I am truly confused, therefore, about what makes this a ‘standout #MeToo’ movie, or indeed why it brings anything new at all to discussions about so-called cancel culture. One reason that abusive behaviour continues — both within the classical industry and elsewhere — is because the default position has been to disbelieve victims, to give benefit of the doubt to abusers, and to excuse any behaviour that is ‘detestable’ but not ‘actually criminal’. Nor is it novel to make a film that encourages empathy with unpleasant characters (see the controversy caused by Joker, for just one example). So what, then, is new or interesting about Tár’s message — that abusive people are humans too, and that brilliant musicians can also act dreadfully? Why is it a ‘standout #MeToo’ moment to cast doubt on whether victims are telling the truth, and to never show the consequences of abusive behaviour from any perspective other than the perpetrator?
And finally, Tár on gender
There is one way in which the makers of Tár have proved themselves excruciatingly insightful about perceptions of gender, and that is by casting a woman as the lead. Because as Cate Blanchett has herself acknowledged, this film probably could not have been made with a man in the title role. Why? Because ‘we understand so absolutely’ what corruption of power looks like when a man is the perpetrator. With a woman in the lead, Tár is edgy. With a man in the lead, Tár is egregious.

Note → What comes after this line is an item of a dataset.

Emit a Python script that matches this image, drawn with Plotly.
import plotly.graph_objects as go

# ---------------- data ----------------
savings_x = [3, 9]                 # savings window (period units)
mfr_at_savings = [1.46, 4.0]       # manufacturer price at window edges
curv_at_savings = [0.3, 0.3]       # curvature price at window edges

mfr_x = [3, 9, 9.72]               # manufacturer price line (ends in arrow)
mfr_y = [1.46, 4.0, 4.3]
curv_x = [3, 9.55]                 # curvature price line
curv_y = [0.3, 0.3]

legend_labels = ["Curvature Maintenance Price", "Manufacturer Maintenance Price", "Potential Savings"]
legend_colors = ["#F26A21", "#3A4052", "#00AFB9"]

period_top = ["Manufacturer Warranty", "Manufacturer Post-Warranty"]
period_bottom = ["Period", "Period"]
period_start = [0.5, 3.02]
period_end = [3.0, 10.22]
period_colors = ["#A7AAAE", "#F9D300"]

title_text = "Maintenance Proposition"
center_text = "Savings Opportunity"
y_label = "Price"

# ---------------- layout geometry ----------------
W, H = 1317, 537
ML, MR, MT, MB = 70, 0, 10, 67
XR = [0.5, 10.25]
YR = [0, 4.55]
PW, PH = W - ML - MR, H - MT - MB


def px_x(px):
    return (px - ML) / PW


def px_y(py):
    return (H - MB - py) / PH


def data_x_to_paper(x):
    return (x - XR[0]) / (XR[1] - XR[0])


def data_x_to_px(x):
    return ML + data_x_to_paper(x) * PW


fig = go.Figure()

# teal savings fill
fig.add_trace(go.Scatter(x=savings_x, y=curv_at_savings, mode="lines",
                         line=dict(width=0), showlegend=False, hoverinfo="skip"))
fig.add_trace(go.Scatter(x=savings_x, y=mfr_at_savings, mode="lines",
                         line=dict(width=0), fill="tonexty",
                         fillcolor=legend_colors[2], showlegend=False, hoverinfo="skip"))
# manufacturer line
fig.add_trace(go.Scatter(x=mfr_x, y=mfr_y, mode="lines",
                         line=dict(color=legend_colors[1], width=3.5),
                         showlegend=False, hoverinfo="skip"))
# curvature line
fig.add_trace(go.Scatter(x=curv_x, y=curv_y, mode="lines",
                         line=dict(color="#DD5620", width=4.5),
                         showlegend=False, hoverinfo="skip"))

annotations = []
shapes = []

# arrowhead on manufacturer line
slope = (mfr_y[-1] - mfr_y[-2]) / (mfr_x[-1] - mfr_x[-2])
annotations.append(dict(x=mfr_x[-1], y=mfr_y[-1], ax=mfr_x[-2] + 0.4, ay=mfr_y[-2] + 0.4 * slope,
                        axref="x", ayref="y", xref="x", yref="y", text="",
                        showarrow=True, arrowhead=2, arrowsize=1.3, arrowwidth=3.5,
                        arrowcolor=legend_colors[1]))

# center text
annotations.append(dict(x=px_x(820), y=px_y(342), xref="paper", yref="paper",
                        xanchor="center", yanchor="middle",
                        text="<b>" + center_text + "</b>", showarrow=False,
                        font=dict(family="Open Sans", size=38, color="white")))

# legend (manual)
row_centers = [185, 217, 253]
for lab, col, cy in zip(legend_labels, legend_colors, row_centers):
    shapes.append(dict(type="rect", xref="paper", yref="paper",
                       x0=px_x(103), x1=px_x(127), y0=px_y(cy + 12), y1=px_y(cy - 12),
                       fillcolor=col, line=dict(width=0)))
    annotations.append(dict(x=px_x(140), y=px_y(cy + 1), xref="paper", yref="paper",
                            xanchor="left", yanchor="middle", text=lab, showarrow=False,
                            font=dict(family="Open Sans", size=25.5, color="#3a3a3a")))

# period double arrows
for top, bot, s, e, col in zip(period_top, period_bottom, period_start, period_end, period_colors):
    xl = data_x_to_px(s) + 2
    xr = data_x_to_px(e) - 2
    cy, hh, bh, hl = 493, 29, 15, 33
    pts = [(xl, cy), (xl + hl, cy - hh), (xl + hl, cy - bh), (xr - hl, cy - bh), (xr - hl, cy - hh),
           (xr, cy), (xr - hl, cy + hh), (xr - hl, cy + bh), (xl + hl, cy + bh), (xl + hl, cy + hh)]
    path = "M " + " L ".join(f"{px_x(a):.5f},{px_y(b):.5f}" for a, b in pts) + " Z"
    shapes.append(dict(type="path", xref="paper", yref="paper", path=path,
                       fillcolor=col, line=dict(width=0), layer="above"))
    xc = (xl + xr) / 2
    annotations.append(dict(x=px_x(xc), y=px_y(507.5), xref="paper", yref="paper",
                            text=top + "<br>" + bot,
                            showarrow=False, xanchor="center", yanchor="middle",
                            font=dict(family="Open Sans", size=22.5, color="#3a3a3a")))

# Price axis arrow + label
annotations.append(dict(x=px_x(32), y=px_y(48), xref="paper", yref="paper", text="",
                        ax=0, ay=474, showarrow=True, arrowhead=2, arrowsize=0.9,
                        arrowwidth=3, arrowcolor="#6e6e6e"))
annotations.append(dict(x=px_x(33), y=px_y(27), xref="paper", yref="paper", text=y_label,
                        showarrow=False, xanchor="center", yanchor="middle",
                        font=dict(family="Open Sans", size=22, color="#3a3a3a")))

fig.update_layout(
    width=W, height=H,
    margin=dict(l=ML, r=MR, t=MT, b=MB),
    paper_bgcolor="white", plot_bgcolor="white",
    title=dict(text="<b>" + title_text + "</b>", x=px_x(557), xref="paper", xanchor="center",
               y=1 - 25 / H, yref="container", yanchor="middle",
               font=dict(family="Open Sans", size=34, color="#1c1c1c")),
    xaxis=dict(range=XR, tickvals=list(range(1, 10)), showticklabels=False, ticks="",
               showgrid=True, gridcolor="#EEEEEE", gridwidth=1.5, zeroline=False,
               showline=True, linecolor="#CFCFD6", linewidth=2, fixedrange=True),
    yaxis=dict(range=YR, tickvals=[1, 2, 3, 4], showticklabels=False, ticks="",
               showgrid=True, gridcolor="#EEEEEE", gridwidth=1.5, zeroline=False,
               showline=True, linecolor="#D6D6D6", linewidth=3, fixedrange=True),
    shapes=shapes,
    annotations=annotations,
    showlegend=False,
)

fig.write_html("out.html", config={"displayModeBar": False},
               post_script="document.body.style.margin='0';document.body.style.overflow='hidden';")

Ok, so maybe then we can interpret Tár as saying that feminism needs to be structural, and promoting individuals who perpetuate existing systems changes nothing. Or maybe it’s an indictment of how very far we still have to go in terms of taking women seriously in classical music, if a woman being in this role feels so far from reality that it allows this kind of story to be told.
But Tár is not a film about gender. In fact apart from Tár saying at the beginning that she hasn’t really experienced any gender prejudice and that she might open up her conducting fellowship to men as well as women, gender is not particularly engaged with. Gender is only relevant insofar as it enabled the film to be made at all. And that feels less like a searing commentary on gender and feminism, and more like using a woman as a fig leaf for a dreadful script that would otherwise never have seen the light of day. Blanchett has defended the film by saying that ‘power is genderless’, but Tár’s positive reception has shown that the way we think about people in power might not be so genderless after all.

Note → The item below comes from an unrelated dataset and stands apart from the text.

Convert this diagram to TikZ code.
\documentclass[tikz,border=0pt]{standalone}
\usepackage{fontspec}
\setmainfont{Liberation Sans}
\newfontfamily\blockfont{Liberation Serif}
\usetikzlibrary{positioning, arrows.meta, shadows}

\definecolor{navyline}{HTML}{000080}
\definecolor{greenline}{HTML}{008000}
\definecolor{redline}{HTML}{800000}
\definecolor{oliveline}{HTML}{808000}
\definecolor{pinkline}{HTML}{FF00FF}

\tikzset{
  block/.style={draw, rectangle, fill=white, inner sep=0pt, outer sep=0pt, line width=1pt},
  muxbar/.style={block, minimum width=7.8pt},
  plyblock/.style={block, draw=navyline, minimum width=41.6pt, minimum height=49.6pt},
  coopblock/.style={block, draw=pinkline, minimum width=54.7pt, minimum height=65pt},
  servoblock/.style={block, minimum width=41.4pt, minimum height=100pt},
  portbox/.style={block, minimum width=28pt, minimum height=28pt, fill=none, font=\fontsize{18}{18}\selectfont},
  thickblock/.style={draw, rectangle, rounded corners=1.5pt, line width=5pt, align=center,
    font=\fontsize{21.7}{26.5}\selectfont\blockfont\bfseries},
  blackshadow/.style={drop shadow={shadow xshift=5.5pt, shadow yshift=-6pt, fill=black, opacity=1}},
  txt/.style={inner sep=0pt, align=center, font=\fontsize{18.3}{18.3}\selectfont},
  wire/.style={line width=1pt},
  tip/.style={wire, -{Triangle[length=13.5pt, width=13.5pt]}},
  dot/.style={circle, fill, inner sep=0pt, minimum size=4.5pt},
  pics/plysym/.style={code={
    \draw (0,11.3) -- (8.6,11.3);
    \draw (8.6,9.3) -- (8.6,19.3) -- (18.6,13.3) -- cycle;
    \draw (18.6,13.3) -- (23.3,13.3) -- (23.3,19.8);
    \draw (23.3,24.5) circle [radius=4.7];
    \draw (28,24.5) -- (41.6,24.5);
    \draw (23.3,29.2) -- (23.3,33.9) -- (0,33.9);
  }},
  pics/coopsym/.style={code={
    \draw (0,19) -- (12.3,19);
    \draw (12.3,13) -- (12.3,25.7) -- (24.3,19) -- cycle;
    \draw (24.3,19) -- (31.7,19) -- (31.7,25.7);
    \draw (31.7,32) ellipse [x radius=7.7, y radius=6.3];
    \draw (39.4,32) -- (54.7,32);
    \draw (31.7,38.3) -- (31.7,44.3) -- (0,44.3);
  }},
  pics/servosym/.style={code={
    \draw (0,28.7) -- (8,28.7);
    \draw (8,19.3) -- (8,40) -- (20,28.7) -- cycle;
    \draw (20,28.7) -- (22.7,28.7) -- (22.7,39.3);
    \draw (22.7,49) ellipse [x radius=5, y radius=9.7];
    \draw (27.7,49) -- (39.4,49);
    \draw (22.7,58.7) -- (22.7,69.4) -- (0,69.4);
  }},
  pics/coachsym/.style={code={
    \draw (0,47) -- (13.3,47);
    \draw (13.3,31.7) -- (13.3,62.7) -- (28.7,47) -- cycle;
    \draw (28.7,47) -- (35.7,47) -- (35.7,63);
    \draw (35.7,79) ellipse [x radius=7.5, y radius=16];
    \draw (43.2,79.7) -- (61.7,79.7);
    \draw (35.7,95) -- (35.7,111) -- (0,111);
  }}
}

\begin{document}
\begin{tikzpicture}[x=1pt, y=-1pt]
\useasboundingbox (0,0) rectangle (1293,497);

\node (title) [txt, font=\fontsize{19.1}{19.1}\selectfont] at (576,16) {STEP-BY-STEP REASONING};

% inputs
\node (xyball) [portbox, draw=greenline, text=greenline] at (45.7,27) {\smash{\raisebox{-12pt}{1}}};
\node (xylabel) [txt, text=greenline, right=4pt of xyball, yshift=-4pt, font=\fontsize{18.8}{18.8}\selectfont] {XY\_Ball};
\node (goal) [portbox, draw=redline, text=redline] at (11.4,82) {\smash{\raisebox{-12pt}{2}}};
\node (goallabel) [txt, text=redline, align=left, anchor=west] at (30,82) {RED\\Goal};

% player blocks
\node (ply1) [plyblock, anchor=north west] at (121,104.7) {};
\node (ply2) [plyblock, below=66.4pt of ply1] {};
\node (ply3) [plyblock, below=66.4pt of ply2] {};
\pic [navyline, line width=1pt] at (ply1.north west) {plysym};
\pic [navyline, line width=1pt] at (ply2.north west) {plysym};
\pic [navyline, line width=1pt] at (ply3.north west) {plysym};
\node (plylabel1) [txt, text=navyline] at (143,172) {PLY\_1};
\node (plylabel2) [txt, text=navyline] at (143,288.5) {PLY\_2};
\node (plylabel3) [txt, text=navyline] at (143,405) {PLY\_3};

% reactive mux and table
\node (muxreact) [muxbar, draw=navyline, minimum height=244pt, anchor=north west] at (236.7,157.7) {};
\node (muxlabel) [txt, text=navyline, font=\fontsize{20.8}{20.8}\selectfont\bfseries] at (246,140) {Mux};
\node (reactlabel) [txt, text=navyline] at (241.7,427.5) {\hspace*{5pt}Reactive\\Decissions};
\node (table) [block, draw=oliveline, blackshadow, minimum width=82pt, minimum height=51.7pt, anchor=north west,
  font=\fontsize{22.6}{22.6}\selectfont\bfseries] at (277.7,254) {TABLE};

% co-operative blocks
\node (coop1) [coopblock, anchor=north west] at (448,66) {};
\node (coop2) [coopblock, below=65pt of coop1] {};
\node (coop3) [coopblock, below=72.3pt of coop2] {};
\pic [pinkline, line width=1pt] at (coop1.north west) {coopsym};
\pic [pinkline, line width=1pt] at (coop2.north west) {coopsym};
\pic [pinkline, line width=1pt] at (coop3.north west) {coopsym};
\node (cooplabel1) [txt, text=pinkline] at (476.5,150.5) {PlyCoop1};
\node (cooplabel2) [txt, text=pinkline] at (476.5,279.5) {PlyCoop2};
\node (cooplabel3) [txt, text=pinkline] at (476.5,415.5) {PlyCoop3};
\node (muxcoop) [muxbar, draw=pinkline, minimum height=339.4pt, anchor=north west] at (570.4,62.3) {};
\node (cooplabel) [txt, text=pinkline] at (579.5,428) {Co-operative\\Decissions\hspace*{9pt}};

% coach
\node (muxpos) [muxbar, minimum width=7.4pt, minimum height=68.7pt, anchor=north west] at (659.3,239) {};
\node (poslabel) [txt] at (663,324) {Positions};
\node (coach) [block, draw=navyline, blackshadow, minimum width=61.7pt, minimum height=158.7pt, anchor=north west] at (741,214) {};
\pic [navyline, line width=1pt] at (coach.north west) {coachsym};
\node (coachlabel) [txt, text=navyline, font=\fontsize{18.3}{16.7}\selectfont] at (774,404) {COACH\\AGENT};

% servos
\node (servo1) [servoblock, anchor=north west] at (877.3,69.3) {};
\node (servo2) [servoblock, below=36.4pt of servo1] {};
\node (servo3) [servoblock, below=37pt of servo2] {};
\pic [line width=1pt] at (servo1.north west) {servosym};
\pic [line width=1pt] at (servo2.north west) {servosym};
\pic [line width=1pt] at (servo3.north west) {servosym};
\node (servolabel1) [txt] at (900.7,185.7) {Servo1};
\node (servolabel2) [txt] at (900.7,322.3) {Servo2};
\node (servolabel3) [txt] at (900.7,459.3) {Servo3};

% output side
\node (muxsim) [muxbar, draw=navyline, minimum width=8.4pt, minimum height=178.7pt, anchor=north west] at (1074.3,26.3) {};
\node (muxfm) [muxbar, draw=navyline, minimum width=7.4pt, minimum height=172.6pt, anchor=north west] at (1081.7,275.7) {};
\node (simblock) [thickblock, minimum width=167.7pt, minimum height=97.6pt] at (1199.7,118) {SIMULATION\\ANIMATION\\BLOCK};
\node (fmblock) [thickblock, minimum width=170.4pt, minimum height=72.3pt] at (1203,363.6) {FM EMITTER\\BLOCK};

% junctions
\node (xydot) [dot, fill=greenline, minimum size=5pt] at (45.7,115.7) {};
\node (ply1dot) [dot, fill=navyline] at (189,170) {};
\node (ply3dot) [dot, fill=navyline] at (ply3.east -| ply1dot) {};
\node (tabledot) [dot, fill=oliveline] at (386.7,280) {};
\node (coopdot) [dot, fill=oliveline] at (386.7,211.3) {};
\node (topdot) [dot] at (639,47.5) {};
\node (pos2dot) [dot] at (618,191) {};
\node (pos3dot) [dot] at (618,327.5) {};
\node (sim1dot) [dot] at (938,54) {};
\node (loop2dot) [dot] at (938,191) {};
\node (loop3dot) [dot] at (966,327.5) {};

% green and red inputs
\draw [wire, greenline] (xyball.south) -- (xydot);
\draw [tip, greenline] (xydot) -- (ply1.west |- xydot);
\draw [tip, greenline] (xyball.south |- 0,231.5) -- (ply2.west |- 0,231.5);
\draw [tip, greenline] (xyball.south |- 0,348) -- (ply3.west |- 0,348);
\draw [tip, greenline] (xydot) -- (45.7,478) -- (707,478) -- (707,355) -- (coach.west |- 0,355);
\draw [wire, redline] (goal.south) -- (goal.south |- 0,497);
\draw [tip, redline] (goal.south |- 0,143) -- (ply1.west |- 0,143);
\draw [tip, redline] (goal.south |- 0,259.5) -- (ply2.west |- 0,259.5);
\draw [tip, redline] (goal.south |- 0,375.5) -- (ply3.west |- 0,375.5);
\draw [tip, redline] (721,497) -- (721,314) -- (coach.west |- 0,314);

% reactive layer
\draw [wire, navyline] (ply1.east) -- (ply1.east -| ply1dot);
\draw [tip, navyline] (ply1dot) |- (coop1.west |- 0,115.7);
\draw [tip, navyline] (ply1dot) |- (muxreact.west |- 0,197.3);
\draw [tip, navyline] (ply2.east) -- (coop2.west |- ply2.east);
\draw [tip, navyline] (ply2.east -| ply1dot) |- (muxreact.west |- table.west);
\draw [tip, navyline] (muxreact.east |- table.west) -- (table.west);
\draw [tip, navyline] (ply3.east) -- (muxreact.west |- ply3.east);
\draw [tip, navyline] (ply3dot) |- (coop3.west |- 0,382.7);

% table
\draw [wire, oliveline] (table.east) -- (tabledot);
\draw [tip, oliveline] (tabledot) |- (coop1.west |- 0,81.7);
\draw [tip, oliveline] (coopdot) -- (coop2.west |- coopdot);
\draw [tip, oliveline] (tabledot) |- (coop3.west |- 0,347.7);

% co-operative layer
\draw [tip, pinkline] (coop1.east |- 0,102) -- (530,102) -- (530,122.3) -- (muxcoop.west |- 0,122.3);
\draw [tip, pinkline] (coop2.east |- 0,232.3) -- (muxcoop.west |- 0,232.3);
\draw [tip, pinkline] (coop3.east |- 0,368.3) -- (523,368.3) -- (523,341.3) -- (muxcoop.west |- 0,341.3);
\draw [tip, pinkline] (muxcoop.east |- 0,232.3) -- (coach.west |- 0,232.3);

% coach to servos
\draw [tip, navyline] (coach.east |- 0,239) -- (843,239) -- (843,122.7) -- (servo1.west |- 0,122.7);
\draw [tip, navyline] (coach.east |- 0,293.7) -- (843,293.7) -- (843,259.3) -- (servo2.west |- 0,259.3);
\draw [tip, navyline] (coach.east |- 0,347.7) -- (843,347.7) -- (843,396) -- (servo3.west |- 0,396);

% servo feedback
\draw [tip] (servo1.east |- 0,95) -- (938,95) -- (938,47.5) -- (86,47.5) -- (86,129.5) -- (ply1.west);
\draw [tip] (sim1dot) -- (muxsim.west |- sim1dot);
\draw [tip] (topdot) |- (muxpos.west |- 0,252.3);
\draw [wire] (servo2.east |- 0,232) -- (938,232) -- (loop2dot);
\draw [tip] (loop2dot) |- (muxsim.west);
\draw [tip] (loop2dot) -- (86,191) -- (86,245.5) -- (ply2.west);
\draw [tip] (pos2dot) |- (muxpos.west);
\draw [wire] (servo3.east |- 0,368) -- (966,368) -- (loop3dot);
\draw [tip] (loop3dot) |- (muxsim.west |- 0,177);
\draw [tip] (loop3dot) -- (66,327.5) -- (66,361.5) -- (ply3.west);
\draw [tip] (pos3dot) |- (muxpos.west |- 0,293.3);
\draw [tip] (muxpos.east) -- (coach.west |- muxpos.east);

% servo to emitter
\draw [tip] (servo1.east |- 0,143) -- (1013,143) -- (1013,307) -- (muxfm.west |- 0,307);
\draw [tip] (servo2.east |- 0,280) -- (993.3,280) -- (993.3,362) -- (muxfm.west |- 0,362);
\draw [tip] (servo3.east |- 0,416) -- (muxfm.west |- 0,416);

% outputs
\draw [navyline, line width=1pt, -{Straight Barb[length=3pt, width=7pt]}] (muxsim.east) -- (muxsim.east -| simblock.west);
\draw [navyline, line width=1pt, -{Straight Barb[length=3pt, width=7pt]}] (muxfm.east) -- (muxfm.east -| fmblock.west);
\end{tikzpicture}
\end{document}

It’s a real shame that a movie that tries so aggressively to signal intellectual credibility makes practically no effort whatsoever to engage with the very real issues around gender and conducting. There are no attempts to imagine what the musical world would look like with a woman like Tár being so celebrated. On the flip side, there’s no acknowledgement of how extremely implausible it would be in reality for a woman conductor to be excused from the kind of behaviour that Tár displays. The tyrannical conductor is a gendered stereotype, and women acting in this way simply wouldn’t be invited to work with orchestras.
Frustratingly, I think there is a version of this film that could have tackled these issues properly and still kept Tár as unpleasant and predatory. I don’t think that we always need to show women in a positive light, even in an industry which is still overwhelmingly male-dominated. Women can be unkind, petty, vindictive, and dangerous, and I strongly believe that we need an artistic space in which that can be explored. But if you’re going to make a character’s gender a central part of a script that tries to be realistic, you have to deal with the gendered world in which that character operates. Tár does not.
Stuffed end-to-end with pretentious name-dropping and niche cultural references, Tár is a film that tries to dazzle with pseudo-intellectualism. But under its sheen of Schopenhauer and Sackville-West, it does and says nothing new. It rehearses tedious clichés about aesthetic value and hackneyed tropes about musicians themselves. The script is so lacking in insight about the music it focuses on that it might as well not have been about music at all — it comes as no surprise that Tár was originally envisaged as a Wall Street trader or architect, not a conductor. But what it has done very successfully is demonstrate how far we still have to go towards addressing predatory behaviour and achieving gender parity, if this is what is considered cutting-edge and award-worthy. I guess we can call that an achievement.